C’est en quelque sorte un outil de contrôle qui est conféré au contribuable afin d’imposer un exercice correct et proportionné du droit de visite. Ainsi, si le contribuable a le sentiment d’être victime d’une « pêche aux informations » ou de tout autre exercice disproportionné du droit de visite par rapport au but poursuivi, il pourra à tout moment retirer son consentement et obliger les fonctionnaires de l’administration fiscale à quitter les lieux.
Dans pareille situation, l’on ne peut évidemment que suggérer au contribuable de se ménager la preuve du retrait de son consentement, soit en le faisant acter par les fonctionnaires de l’administration fiscale qui y seront probablement peu enclins, soit en se réservant la preuve par un enregistrement comme dans le cas d’espèce.
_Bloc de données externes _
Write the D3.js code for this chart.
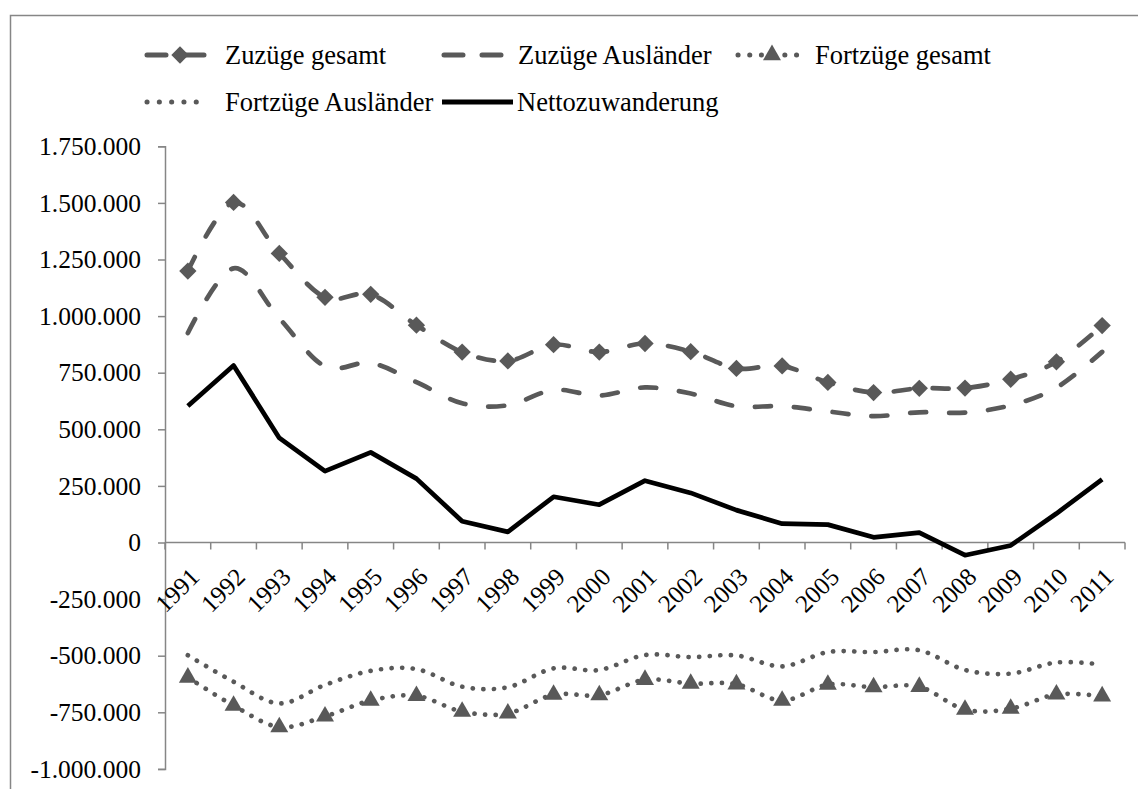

Bien que rendu dans une affaire visant des locaux « habités », les conclusions de l’arrêt rendu par la Cour de cassation le 16 juin 2023 peuvent être étendues à toute visite de locaux professionnels, l’arrêt rendu par la Cour constitutionnelle le 12 octobre 2017 ayant affirmé le principe du consentement préalable lors de toute visite quelle qu’elle soit.
Enfin, aux contribuables téméraires qui n’accorderaient pas leur consentement à une visite de locaux ou le retireraient, l’on rappellera que le non-respect du droit d’accès prévu à l’article 63 du Code de la TVA peut entraîner une amende fiscale non proportionnelle de 50 à 5.000 euros par infraction (article 70, § 4 du Code de la TVA) et qu’une amende peut également être imposée en vertu de l’article 445, alinéa 1er, du CIR 1992.
En outre, depuis l’entrée en vigueur de la loi du 20 novembre 2022, l’administration fiscale peut également, sur la base de l’article 381 du CIR 92 ou de l’article 92ter du Code de la TVA, requérir du juge compétent la condamnation du contribuable au paiement d’une astreinte.
Ceci promet donc encore de beaux débats.